Ci aggiriamo tra gli stand delle case editrici, con la curiosità che i bimbi hanno tra i dolci. Per essere presenti a Torino un editore deve pagare tanto, circa tre mila euro, con la certezza che non li recupererà in vendite, ma in immagine (si spera). Una ragazza della casa editrice Derive&Approdi afferma: «non puoi mancare, perché se manchi a Torino gli altri notano l’assenza». Intanto scopriamo tantissime cose, un assaggio: la Cosmo Iannone Editore si occupa di emigranti italiani e per lei ha scritto in italiano anche il nostro Michele Castelli; la Donzelli ha prodotto una ricerca immensa sull’emigrazione italiana; mentre gli emigrati italiani in Svizzera sono tra i più attivi nel tramandare la loro memoria con scritti e foto. Ma ancor di più, il Sud America ha segnato la vita di grandi autori del Novecento, come Albert Camus. Pochi lo sanno, ma lui in Sud America c’è stato e ne è rimasto colpito.


Ma alla Fiera del Libro di Torino per il Venezuela ci sono due brutte sorprese. Ho cercato, invano, tra quelle specializzate in Sud-America pubblicazioni di autori venezuelani. Nulla. Cileni, argentini, brasiliani, peruviani, colombiani, ma di venezuelani nulla, e sul Venezuela ancora meno.
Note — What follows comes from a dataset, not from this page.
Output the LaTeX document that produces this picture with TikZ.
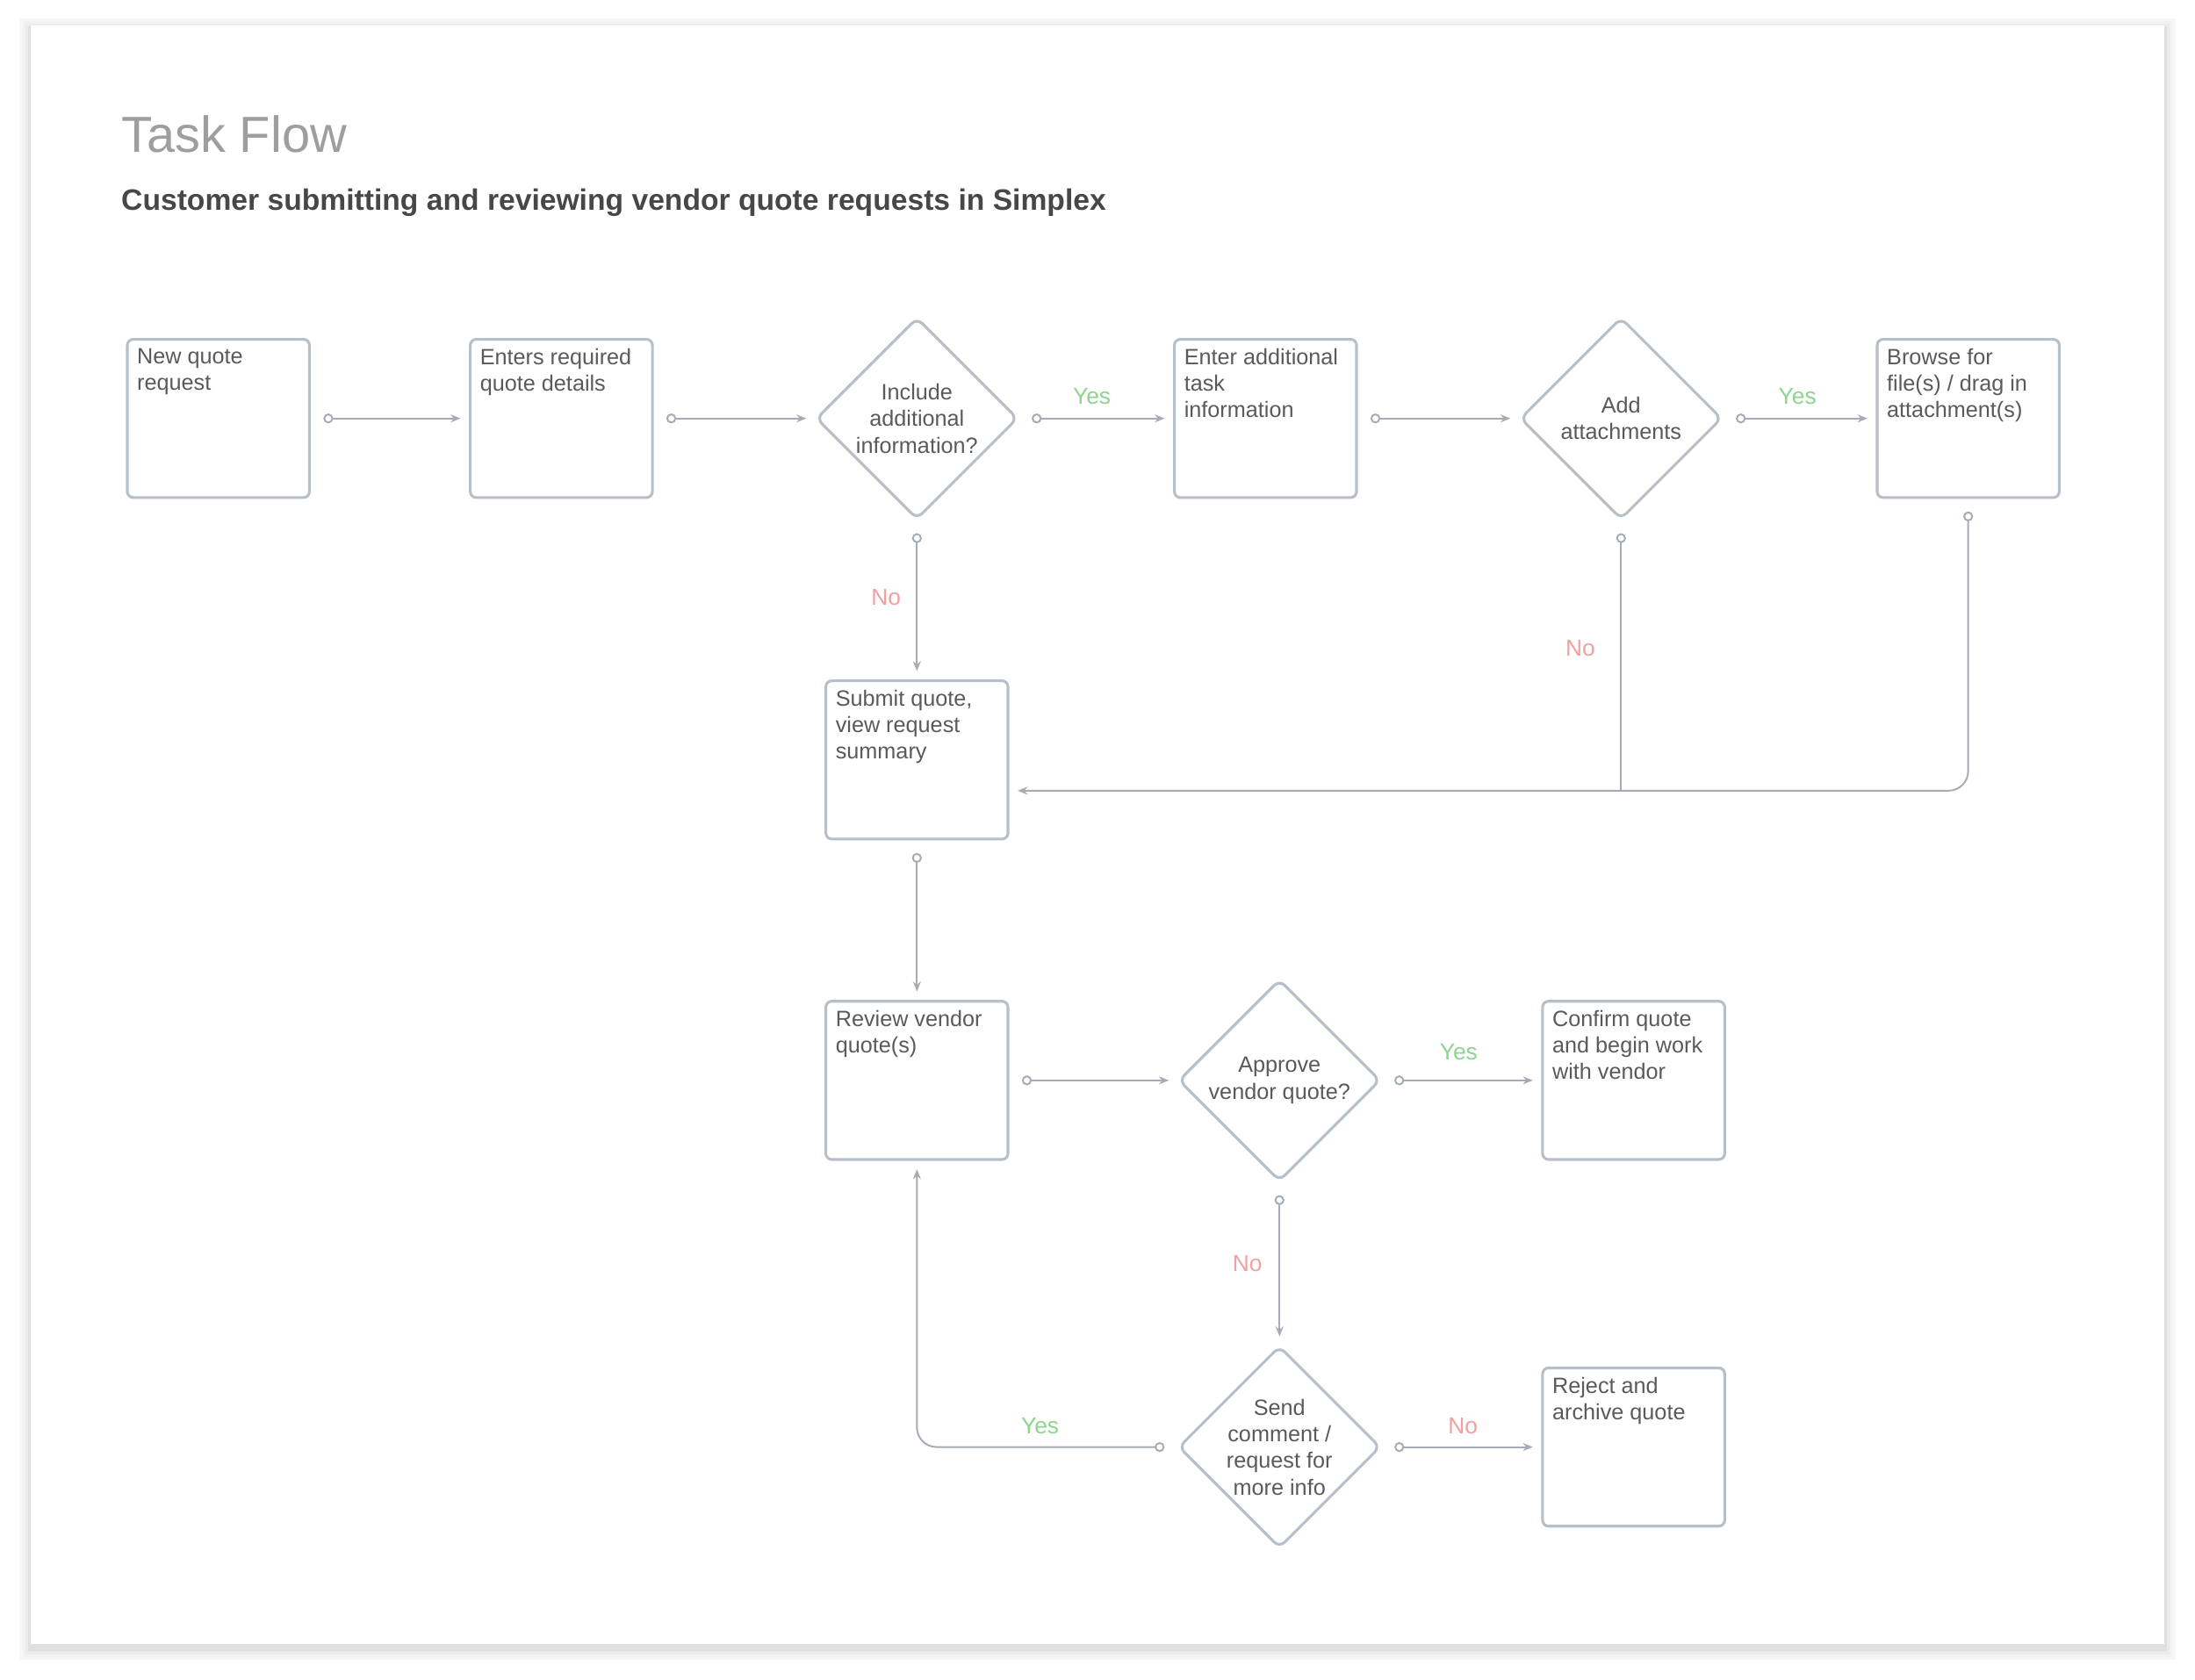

Una mancanza che fa riflettere. In verità gli editori si sono mostrati molto interessati, mi chiedevano quali fossero i più grandi scrittori venezuelani, di segnalare loro qualche autore, qualche saggio interessante ( lo farò). Però mi chiedo, e pongo questa come domanda e riflessione, perché tanti italiani in Venezuela, in tanti anni, non sono riusciti a fare da ponte ed esportare la letteratura venezuelana in Italia, conquistandosi un merito che nessuno avrebbe potuto mettere in discussione? A voi le risposte.